Fernando Di Leo’s direction is fast-paced and exciting, if over-the-top. Violence (and sex) permeate every reel. Only disconnected scenes involving Torri’s excitable supervisor (Vittorio Caprioli, who resembles John Le Mesurier) goes nowhere.
Raro Video recent Blu-rays have received a lot of well-deserved criticism for everything from poor English subtitles to bad color timing. There are issues with The Boss as well, though problems are not nearly as extreme as some of their other titles. Restored in 4K, this 1.85:1 widescreen 1920x1080p presentation is mostly good, though the color timing is noticeably off in some scenes, which most frequently overly favors greens. Audio is offered in both Italian with English subtitles and in English (both DTS-HD 2.0 mono), but the English track is noticeably thin and tinny, like an audio file with poor compression. Even though both Conte’s and Silva’s own voices are heard on this track, I went with the much more robust Italian audio. Unlike some past Raro Video releases, there were no major issues with the subtitling.

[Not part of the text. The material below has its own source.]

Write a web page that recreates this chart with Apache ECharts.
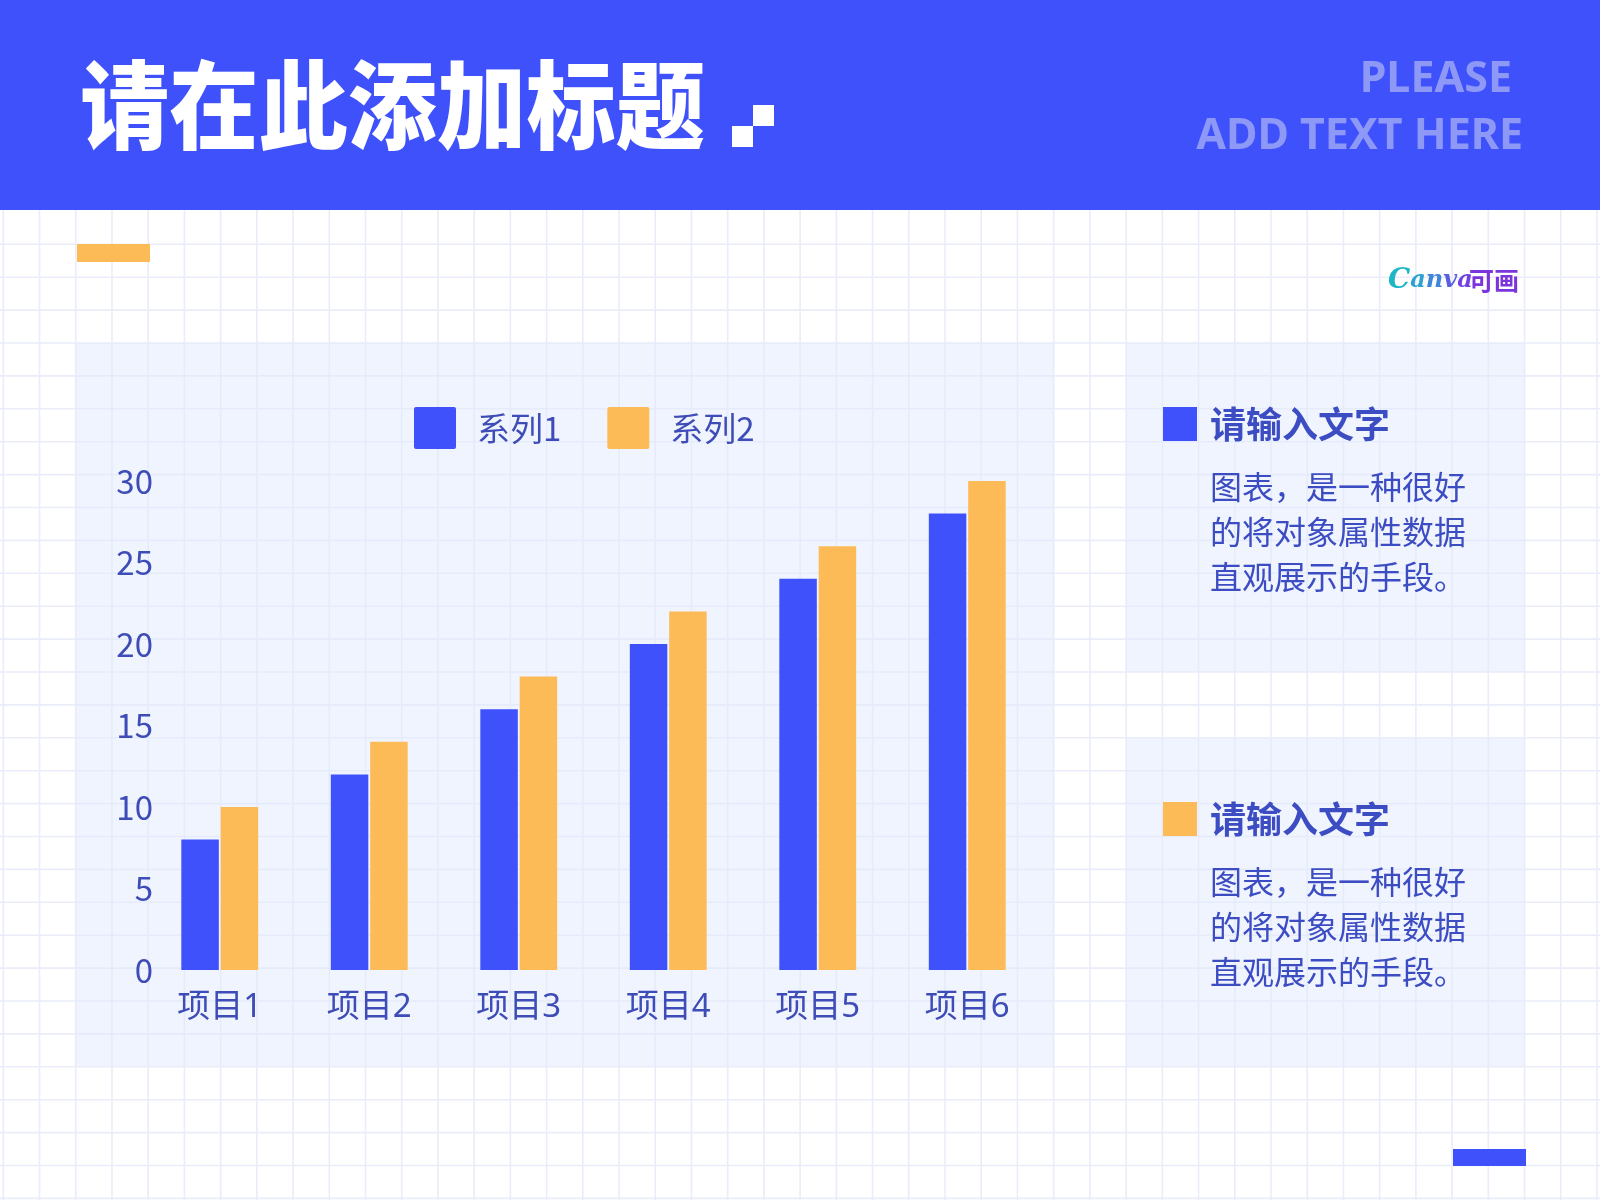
<!DOCTYPE html>
<html><head><meta charset="utf-8">
<script src="https://cdn.jsdelivr.net/npm/echarts@6/dist/echarts.min.js"></script>
<style>html,body{margin:0;padding:0;background:#fff}#c{width:1600px;height:1200px}</style>
</head><body><div id="c"></div>
<script>
const categories = ['项目1', '项目2', '项目3', '项目4', '项目5', '项目6'];
const seriesNames = ['系列1', '系列2'];
const series1 = [8, 12, 16, 20, 24, 28];
const series2 = [10, 14, 18, 22, 26, 30];
const yMin = 0, yMax = 30, yStep = 5;
const titleText = '请在此添加标题';
const subtitleLines = ['PLEASE', 'ADD TEXT HERE'];
const panelHeading = '请输入文字';
const panelBody = ['图表，是一种很好', '的将对象属性数据', '直观展示的手段。'];

const BLUE = '#3F51FB', ORANGE = '#FDBB58', INK = '#3D4CB6', INK2 = '#3C4CC2';
const FONT = '"Noto Sans CJK SC", "Noto Sans", sans-serif';
const LFONT = '"Noto Sans", "Noto Sans CJK SC", sans-serif';

const chart = echarts.init(document.getElementById('c'), null, {renderer: 'canvas'});
const g = [];
g.push({type: 'rect', z: 0, shape: {x: 0, y: 0, width: 1600, height: 1200}, style: {fill: '#ffffff'}});
// background grid
for (let k = 0; k <= 44; k++) {
  const x = 3.3 + 36.22 * k;
  g.push({type: 'line', z: 1, shape: {x1: x, y1: 210, x2: x, y2: 1200}, style: {stroke: '#EAEDF9', lineWidth: 1.6}});
}
for (let k = 0; k <= 29; k++) {
  const y = 244.3 + 32.9 * k;
  g.push({type: 'line', z: 1, shape: {x1: 0, y1: y, x2: 1600, y2: y}, style: {stroke: '#EAEDF9', lineWidth: 1.6}});
}
// header
g.push({type: 'rect', z: 2, shape: {x: 0, y: 0, width: 1600, height: 210}, style: {fill: BLUE}});
g.push({type: 'text', z: 3, x: 80, y: 105, scaleX: 0.93,
  style: {text: titleText, x: 0, y: 0, fill: '#ffffff', fontSize: 96, fontWeight: 900, fontFamily: FONT,
    align: 'left', verticalAlign: 'middle', textAlign: 'left', textVerticalAlign: 'middle'}});
g.push({type: 'rect', z: 3, shape: {x: 732, y: 126, width: 21, height: 21}, style: {fill: '#ffffff'}});
g.push({type: 'rect', z: 3, shape: {x: 753, y: 105, width: 21, height: 21}, style: {fill: '#ffffff'}});
g.push({type: 'text', z: 3, style: {text: subtitleLines[0], x: 1512, y: 80, fill: '#8E99F7', fontSize: 43, fontWeight: 'bold', fontFamily: LFONT,
  align: 'right', verticalAlign: 'middle', textAlign: 'right', textVerticalAlign: 'middle'}});
g.push({type: 'text', z: 3, style: {text: subtitleLines[1], x: 1523, y: 137, fill: '#8E99F7', fontSize: 43, fontWeight: 'bold', fontFamily: LFONT,
  align: 'right', verticalAlign: 'middle', textAlign: 'right', textVerticalAlign: 'middle'}});
// decorations
g.push({type: 'rect', z: 3, shape: {x: 77, y: 244, width: 73, height: 18}, style: {fill: ORANGE}});
g.push({type: 'rect', z: 3, shape: {x: 1453, y: 1149, width: 73, height: 17}, style: {fill: BLUE}});
// logo
const LOGOF = '"DejaVu Serif", serif';
g.push({type: 'text', z: 3, style: {text: '{a|C}{b|a}{c|n}{d|v}{e|a}', x: 1388, y: 281,
  fontSize: 25, fontStyle: 'italic', fontFamily: LOGOF,
  rich: {
    a: {fill: '#1FB7C7', fontSize: 28, fontStyle: 'italic', fontWeight: 'bold', fontFamily: LOGOF},
    b: {fill: '#2AA3D0', fontSize: 24, fontStyle: 'italic', fontWeight: 'bold', fontFamily: LOGOF},
    c: {fill: '#3F86DA', fontSize: 24, fontStyle: 'italic', fontWeight: 'bold', fontFamily: LOGOF},
    d: {fill: '#5A5FE0', fontSize: 24, fontStyle: 'italic', fontWeight: 'bold', fontFamily: LOGOF},
    e: {fill: '#7040E4', fontSize: 24, fontStyle: 'italic', fontWeight: 'bold', fontFamily: LOGOF}
  },
  align: 'left', verticalAlign: 'middle', textAlign: 'left', textVerticalAlign: 'middle'}});
g.push({type: 'text', z: 3, style: {text: '可画', x: 1469, y: 280, fontSize: 25, fontWeight: 'bold', fontFamily: FONT, fill: '#7B35DC',
  align: 'left', verticalAlign: 'middle', textAlign: 'left', textVerticalAlign: 'middle'}});
// panels
const PANEL = 'rgba(226,233,254,0.5)';
g.push({type: 'rect', z: 2, shape: {x: 76, y: 343, width: 978, height: 723}, style: {fill: PANEL}});
[[343, 329, BLUE, 0], [738, 328, ORANGE, 395]].forEach(([py, ph, col, off]) => {
  g.push({type: 'rect', z: 2, shape: {x: 1126, y: py, width: 399, height: ph}, style: {fill: PANEL}});
  g.push({type: 'rect', z: 3, shape: {x: 1163, y: 407 + off, width: 34, height: 34}, style: {fill: col}});
  g.push({type: 'text', z: 3, style: {text: panelHeading, x: 1210, y: 424 + off, fill: INK2, fontSize: 36, fontWeight: 'bold', fontFamily: FONT,
    align: 'left', verticalAlign: 'middle', textAlign: 'left', textVerticalAlign: 'middle'}});
  panelBody.forEach((t, i) => {
    g.push({type: 'text', z: 3, style: {text: t, x: 1210, y: 487 + off + 45 * i, fill: INK2, fontSize: 32, fontFamily: FONT,
      align: 'left', verticalAlign: 'middle', textAlign: 'left', textVerticalAlign: 'middle'}});
  });
});

chart.setOption({
  animation: false,
  textStyle: {fontFamily: FONT},
  graphic: {elements: g},
  legend: {
    z: 10, left: 414, top: 407, padding: 0, itemWidth: 42, itemHeight: 42, itemGap: 46,
    icon: 'path://M2,0 L40,0 Q42,0 42,2 L42,40 Q42,42 40,42 L2,42 Q0,42 0,40 L0,2 Q0,0 2,0 Z',
    textStyle: {fontSize: 33, color: INK, fontFamily: FONT, padding: [0, 0, 0, 16]},
    data: seriesNames
  },
  grid: {left: 145, top: 481, width: 897, height: 489, containLabel: false},
  xAxis: {
    type: 'category', data: categories, z: 10,
    axisLine: {show: false}, axisTick: {show: false}, splitLine: {show: false},
    axisLabel: {fontSize: 33, color: INK, margin: 21, fontFamily: LFONT}
  },
  yAxis: {
    type: 'value', min: yMin, max: yMax, interval: yStep, z: 10,
    axisLine: {show: false}, axisTick: {show: false}, splitLine: {show: false},
    axisLabel: {fontSize: 33, color: INK, margin: -8, fontFamily: FONT}
  },
  series: [
    {name: seriesNames[0], type: 'bar', z: 10, data: series1, barWidth: 37.5, barGap: '5%', itemStyle: {color: BLUE}},
    {name: seriesNames[1], type: 'bar', z: 10, data: series2, barWidth: 37.5, barGap: '5%', itemStyle: {color: ORANGE}}
  ]
});
</script></body></html>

However, I did notice that the English track is incomplete; there are scenes that default to Italian audio (presumably scenes cut for the international release). There is not separate subtitle track for the missing scenes only; one has to use one’s remote to turn the English subtitles intended for the Italian audio version on-and-off, hardly convenient.
The release is Region-Free.
Extras include a new, fairly good audio commentary track by Samm Deighan; Mafia Stories, a 25-minute archival documentary in Italian with members of the cast and crew (previously available on the DVD release), and trailers.
Entertaining, The Boss serves as a good introduction to this uniquely Italian sub-genre. The Raro Video presentation is far from perfect, but not a deal-breaker. Recommended.